WHAT YOU ARE ASKED TO DO => Omit the images, then output each of the records below exactly.

(Code that draws figures)
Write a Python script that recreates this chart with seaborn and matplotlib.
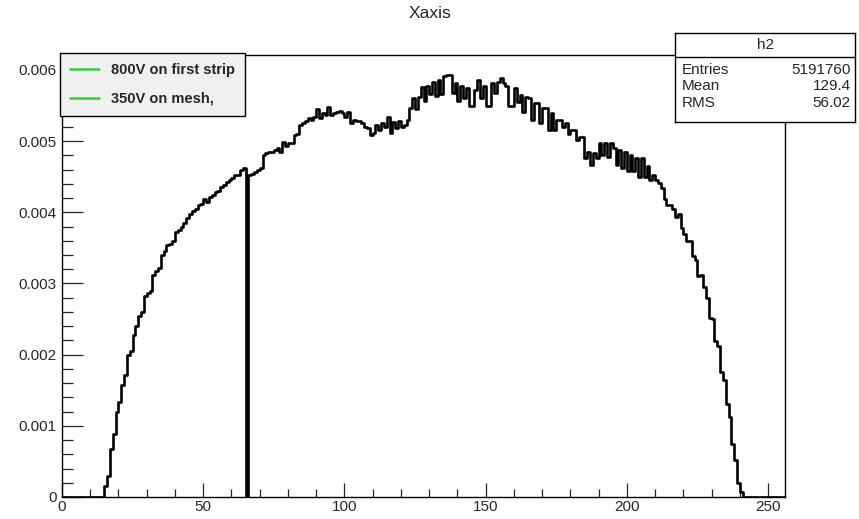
import numpy as np
import pandas as pd
import matplotlib
matplotlib.use("Agg")
import matplotlib.pyplot as plt
from matplotlib.ticker import MultipleLocator, FuncFormatter
from matplotlib.lines import Line2D
import seaborn as sns

# ================================
# Data, bin contents in units of 1e-3
# one bin per unit, x range 0..256
# ================================
n_bins = 256
x_range = (0, 256)
counts_e3 = [
    0, 0, 0, 0, 0, 0, 0, 0, 0, 0,                                   # 0-9
    0, 0, 0, 0, 0, 0.16, 0.30, 0.68, 0.89, 1.19,                    # 10-19
    1.33, 1.58, 1.72, 2.00, 2.05, 2.28, 2.40, 2.54, 2.60, 2.82,     # 20-29
    2.87, 2.90, 3.12, 3.17, 3.22, 3.40, 3.45, 3.54, 3.56, 3.59,     # 30-39
    3.73, 3.75, 3.80, 3.85, 3.92, 3.97, 4.02, 4.05, 4.10, 4.12,     # 40-49
    4.18, 4.15, 4.22, 4.25, 4.28, 4.30, 4.36, 4.38, 4.43, 4.46,     # 50-59
    4.48, 4.52, 4.52, 4.59, 4.62, 0.00, 4.52, 4.54, 4.56, 4.59,     # 60-69
    4.62, 4.80, 4.83, 4.85, 4.85, 4.87, 4.90, 4.85, 4.99, 4.93,     # 70-79
    4.97, 4.97, 5.08, 5.10, 5.22, 5.26, 5.28, 5.32, 5.29, 5.34,     # 80-89
    5.45, 5.32, 5.39, 5.36, 5.48, 5.37, 5.39, 5.41, 5.42, 5.39,     # 90-99
    5.34, 5.41, 5.26, 5.30, 5.28, 5.28, 5.25, 5.20, 5.18, 5.09,     # 100-109
    5.12, 5.22, 5.15, 5.25, 5.20, 5.34, 5.11, 5.27, 5.18, 5.28,     # 110-119
    5.20, 5.22, 5.29, 5.46, 5.60, 5.45, 5.62, 5.76, 5.57, 5.78,     # 120-129
    5.66, 5.83, 5.64, 5.86, 5.66, 5.91, 5.93, 5.93, 5.68, 5.81,     # 130-139
    5.57, 5.78, 5.60, 5.75, 5.49, 5.49, 5.72, 5.86, 5.60, 5.78,     # 140-149
    5.50, 5.49, 5.81, 5.67, 5.83, 5.88, 5.81, 5.78, 5.49, 5.49,     # 150-159
    5.74, 5.55, 5.65, 5.41, 5.62, 5.60, 5.30, 5.53, 5.53, 5.25,     # 160-169
    5.46, 5.46, 5.16, 5.40, 5.15, 5.30, 5.29, 5.20, 5.25, 5.10,     # 170-179
    5.16, 5.16, 5.02, 5.06, 5.06, 4.76, 4.85, 4.67, 4.83, 4.76,     # 180-189
    4.97, 4.80, 4.97, 4.78, 4.97, 4.91, 4.66, 4.88, 4.62, 4.85,     # 190-199
    4.58, 4.80, 4.58, 4.76, 4.50, 4.76, 4.50, 4.65, 4.45, 4.53,     # 200-209
    4.45, 4.41, 4.34, 4.18, 4.10, 4.10, 4.05, 3.94, 3.98, 3.78,     # 210-219
    3.70, 3.59, 3.60, 3.38, 3.33, 3.10, 3.12, 2.95, 2.80, 2.52,     # 220-229
    2.50, 2.19, 2.12, 1.75, 1.65, 1.31, 1.12, 0.75, 0.52, 0.19,     # 230-239
    0.07, 0, 0, 0, 0, 0, 0, 0, 0, 0,                                # 240-249
    0, 0, 0, 0, 0, 0,                                               # 250-255
]

x_ticks = [0, 50, 100, 150, 200, 250]
y_ticks = [0, 0.001, 0.002, 0.003, 0.004, 0.005, 0.006]

legend_labels = ["800V on first strip", "350V on mesh,"]
stats_title = "h2"
stats_names = ["Entries", "Mean", "RMS"]
stats_values = ["5191760", "129.4", "56.02"]

df = pd.DataFrame({
    "x": np.arange(n_bins) + 0.5,
    "w": np.array(counts_e3) * 1e-3,
})

# ================================
# Plot
# ================================
sns.set_style("white")
plt.rcParams["font.family"] = ["Liberation Sans", "DejaVu Sans"]

W, H = 859, 519
fig = plt.figure(figsize=(W / 100, H / 100), dpi=100)
ax = fig.add_axes([62 / W, 22 / H, 723 / W, 442 / H])

sns.histplot(data=df, x="x", weights="w", bins=n_bins, binrange=x_range,
             element="step", fill=False, color="black", linewidth=1.9, ax=ax)

ax.set_xlim(0, 256)
ax.set_ylim(0, 0.00621)
ax.set_xlabel("")
ax.set_ylabel("")

ax.set_xticks(x_ticks)
ax.set_yticks(y_ticks)
ax.xaxis.set_minor_locator(MultipleLocator(10))
ax.yaxis.set_minor_locator(MultipleLocator(0.0002))
ax.yaxis.set_major_formatter(FuncFormatter(lambda v, p: "0" if v == 0 else f"{v:.3f}"))
ax.tick_params(axis="x", which="major", direction="in", length=10, width=0.9,
               labelsize=11, pad=2, bottom=True, top=False)
ax.tick_params(axis="x", which="minor", direction="in", length=6, width=0.9,
               bottom=True, top=False)
ax.tick_params(axis="y", which="major", direction="in", length=15, width=0.9,
               labelsize=11, pad=4, left=True, right=False)
ax.tick_params(axis="y", which="minor", direction="in", length=8, width=0.9,
               left=True, right=False)
for s in ax.spines.values():
    s.set_color("black")
    s.set_linewidth(1.0)

fig.text(0.5, 1 - 13 / H, "Xaxis", ha="center", va="center", fontsize=12.5)

# legend (ROOT TLegend look)
handles = [Line2D([], [], color="#33cc33", linewidth=1.8) for _ in legend_labels]
leg = ax.legend(handles, legend_labels, loc="upper left",
                bbox_to_anchor=(60 / W, 1 - 53 / H), bbox_transform=fig.transFigure,
                borderaxespad=0, fancybox=False, framealpha=1, borderpad=0.7,
                handlelength=2.0, handletextpad=0.8, labelspacing=1.0,
                prop={"size": 10.5, "weight": "bold"})
leg.get_frame().set_facecolor("#f0f0f0")
leg.get_frame().set_edgecolor("black")
leg.get_frame().set_linewidth(1.0)

# stats box
sax = fig.add_axes([675 / W, (H - 122) / H, 180 / W, 89 / H])
sax.set_xlim(0, 1)
sax.set_ylim(0, 1)
sax.set_xticks([])
sax.set_yticks([])
sax.set_facecolor("white")
for s in sax.spines.values():
    s.set_color("black")
    s.set_linewidth(1.0)
sax.axhline(0.73, color="black", linewidth=1.0)
sax.text(0.5, 0.865, stats_title, ha="center", va="center", fontsize=11)
for name, val, yy in zip(stats_names, stats_values, [0.584, 0.404, 0.213]):
    sax.text(0.04, yy, name, ha="left", va="center", fontsize=11)
    sax.text(0.975, yy, val, ha="right", va="center", fontsize=11)

plt.savefig("out.png", dpi=100)
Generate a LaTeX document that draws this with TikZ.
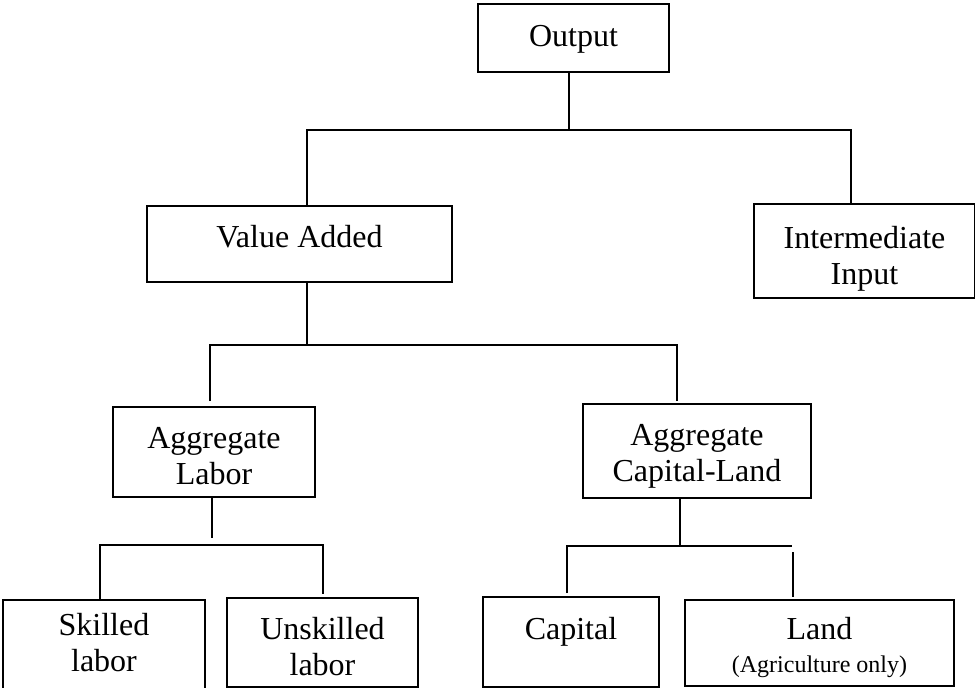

FINAL RESULT =>
Write a Python script that recreates this chart with seaborn and matplotlib.
import numpy as np
import pandas as pd
import matplotlib
matplotlib.use("Agg")
import matplotlib.pyplot as plt
from matplotlib.ticker import MultipleLocator, FuncFormatter
from matplotlib.lines import Line2D
import seaborn as sns

# ================================
# Data, bin contents in units of 1e-3
# one bin per unit, x range 0..256
# ================================
n_bins = 256
x_range = (0, 256)
counts_e3 = [
    0, 0, 0, 0, 0, 0, 0, 0, 0, 0,                                   # 0-9
    0, 0, 0, 0, 0, 0.16, 0.30, 0.68, 0.89, 1.19,                    # 10-19
    1.33, 1.58, 1.72, 2.00, 2.05, 2.28, 2.40, 2.54, 2.60, 2.82,     # 20-29
    2.87, 2.90, 3.12, 3.17, 3.22, 3.40, 3.45, 3.54, 3.56, 3.59,     # 30-39
    3.73, 3.75, 3.80, 3.85, 3.92, 3.97, 4.02, 4.05, 4.10, 4.12,     # 40-49
    4.18, 4.15, 4.22, 4.25, 4.28, 4.30, 4.36, 4.38, 4.43, 4.46,     # 50-59
    4.48, 4.52, 4.52, 4.59, 4.62, 0.00, 4.52, 4.54, 4.56, 4.59,     # 60-69
    4.62, 4.80, 4.83, 4.85, 4.85, 4.87, 4.90, 4.85, 4.99, 4.93,     # 70-79
    4.97, 4.97, 5.08, 5.10, 5.22, 5.26, 5.28, 5.32, 5.29, 5.34,     # 80-89
    5.45, 5.32, 5.39, 5.36, 5.48, 5.37, 5.39, 5.41, 5.42, 5.39,     # 90-99
    5.34, 5.41, 5.26, 5.30, 5.28, 5.28, 5.25, 5.20, 5.18, 5.09,     # 100-109
    5.12, 5.22, 5.15, 5.25, 5.20, 5.34, 5.11, 5.27, 5.18, 5.28,     # 110-119
    5.20, 5.22, 5.29, 5.46, 5.60, 5.45, 5.62, 5.76, 5.57, 5.78,     # 120-129
    5.66, 5.83, 5.64, 5.86, 5.66, 5.91, 5.93, 5.93, 5.68, 5.81,     # 130-139
    5.57, 5.78, 5.60, 5.75, 5.49, 5.49, 5.72, 5.86, 5.60, 5.78,     # 140-149
    5.50, 5.49, 5.81, 5.67, 5.83, 5.88, 5.81, 5.78, 5.49, 5.49,     # 150-159
    5.74, 5.55, 5.65, 5.41, 5.62, 5.60, 5.30, 5.53, 5.53, 5.25,     # 160-169
    5.46, 5.46, 5.16, 5.40, 5.15, 5.30, 5.29, 5.20, 5.25, 5.10,     # 170-179
    5.16, 5.16, 5.02, 5.06, 5.06, 4.76, 4.85, 4.67, 4.83, 4.76,     # 180-189
    4.97, 4.80, 4.97, 4.78, 4.97, 4.91, 4.66, 4.88, 4.62, 4.85,     # 190-199
    4.58, 4.80, 4.58, 4.76, 4.50, 4.76, 4.50, 4.65, 4.45, 4.53,     # 200-209
    4.45, 4.41, 4.34, 4.18, 4.10, 4.10, 4.05, 3.94, 3.98, 3.78,     # 210-219
    3.70, 3.59, 3.60, 3.38, 3.33, 3.10, 3.12, 2.95, 2.80, 2.52,     # 220-229
    2.50, 2.19, 2.12, 1.75, 1.65, 1.31, 1.12, 0.75, 0.52, 0.19,     # 230-239
    0.07, 0, 0, 0, 0, 0, 0, 0, 0, 0,                                # 240-249
    0, 0, 0, 0, 0, 0,                                               # 250-255
]

x_ticks = [0, 50, 100, 150, 200, 250]
y_ticks = [0, 0.001, 0.002, 0.003, 0.004, 0.005, 0.006]

legend_labels = ["800V on first strip", "350V on mesh,"]
stats_title = "h2"
stats_names = ["Entries", "Mean", "RMS"]
stats_values = ["5191760", "129.4", "56.02"]

df = pd.DataFrame({
    "x": np.arange(n_bins) + 0.5,
    "w": np.array(counts_e3) * 1e-3,
})

# ================================
# Plot
# ================================
sns.set_style("white")
plt.rcParams["font.family"] = ["Liberation Sans", "DejaVu Sans"]

W, H = 859, 519
fig = plt.figure(figsize=(W / 100, H / 100), dpi=100)
ax = fig.add_axes([62 / W, 22 / H, 723 / W, 442 / H])

sns.histplot(data=df, x="x", weights="w", bins=n_bins, binrange=x_range,
             element="step", fill=False, color="black", linewidth=1.9, ax=ax)

ax.set_xlim(0, 256)
ax.set_ylim(0, 0.00621)
ax.set_xlabel("")
ax.set_ylabel("")

ax.set_xticks(x_ticks)
ax.set_yticks(y_ticks)
ax.xaxis.set_minor_locator(MultipleLocator(10))
ax.yaxis.set_minor_locator(MultipleLocator(0.0002))
ax.yaxis.set_major_formatter(FuncFormatter(lambda v, p: "0" if v == 0 else f"{v:.3f}"))
ax.tick_params(axis="x", which="major", direction="in", length=10, width=0.9,
               labelsize=11, pad=2, bottom=True, top=False)
ax.tick_params(axis="x", which="minor", direction="in", length=6, width=0.9,
               bottom=True, top=False)
ax.tick_params(axis="y", which="major", direction="in", length=15, width=0.9,
               labelsize=11, pad=4, left=True, right=False)
ax.tick_params(axis="y", which="minor", direction="in", length=8, width=0.9,
               left=True, right=False)
for s in ax.spines.values():
    s.set_color("black")
    s.set_linewidth(1.0)

fig.text(0.5, 1 - 13 / H, "Xaxis", ha="center", va="center", fontsize=12.5)

# legend (ROOT TLegend look)
handles = [Line2D([], [], color="#33cc33", linewidth=1.8) for _ in legend_labels]
leg = ax.legend(handles, legend_labels, loc="upper left",
                bbox_to_anchor=(60 / W, 1 - 53 / H), bbox_transform=fig.transFigure,
                borderaxespad=0, fancybox=False, framealpha=1, borderpad=0.7,
                handlelength=2.0, handletextpad=0.8, labelspacing=1.0,
                prop={"size": 10.5, "weight": "bold"})
leg.get_frame().set_facecolor("#f0f0f0")
leg.get_frame().set_edgecolor("black")
leg.get_frame().set_linewidth(1.0)

# stats box
sax = fig.add_axes([675 / W, (H - 122) / H, 180 / W, 89 / H])
sax.set_xlim(0, 1)
sax.set_ylim(0, 1)
sax.set_xticks([])
sax.set_yticks([])
sax.set_facecolor("white")
for s in sax.spines.values():
    s.set_color("black")
    s.set_linewidth(1.0)
sax.axhline(0.73, color="black", linewidth=1.0)
sax.text(0.5, 0.865, stats_title, ha="center", va="center", fontsize=11)
for name, val, yy in zip(stats_names, stats_values, [0.584, 0.404, 0.213]):
    sax.text(0.04, yy, name, ha="left", va="center", fontsize=11)
    sax.text(0.975, yy, val, ha="right", va="center", fontsize=11)

plt.savefig("out.png", dpi=100)
Generate a LaTeX document that draws this with TikZ.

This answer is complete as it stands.